Elvie- u mnie jedynym rozwiązaniem na ten stres był pies... konkretnie 2 psy :-) ale u nas dużo pola przed domem do biegania dla nich było, więc w sumie było to też bezproblemowe. Niestety pomagało jedynie w 60 %, bo i tak się bałam... dlatego cały czas powtarzam, że dom nie dla mnie :-) z psychologicznego punktu widzenia się kompletnie nie nadaję. Jeszcze jak się mieszka z rodzinką, typu mama czy teściowie, to można to znieść, ale za to są inne problemy, bo wiadomo idealnie w kupie to zazwyczaj nie jest.
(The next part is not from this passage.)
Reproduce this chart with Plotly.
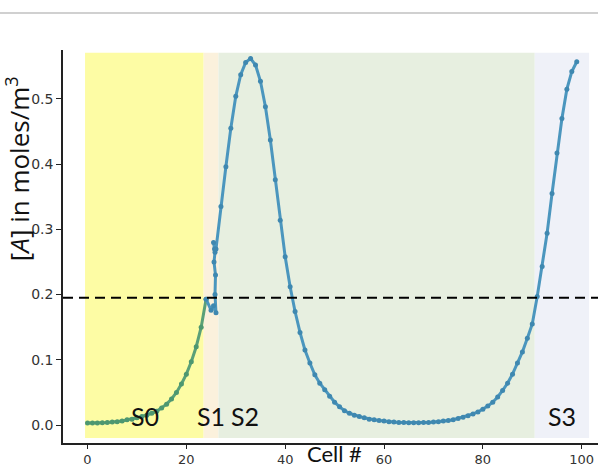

Mam nadzieję, że jakoś się przyzwyczaisz.

Gosieńka- no jak stonki w chacie nie ma to wszystko można zrobić migiem, jak jest to niestety ja mam wrażenie, że z jednej strony szmatuję, a z drugiej oni rozwalają :-)

Jutro akcja fryzjer :-) ciekawe czy mi to nastrój poprawi... chociaż powinno, bo jak ja poczłapię do fryzjera, to stary będzie szmatował chatę :-) hehehe... sam obiecał!
 
reklama
u nas chorobowo - Julka od poniedziałku w domku - zapalenie krtani - ten tydzień siedze z nią ja, potem dziadek.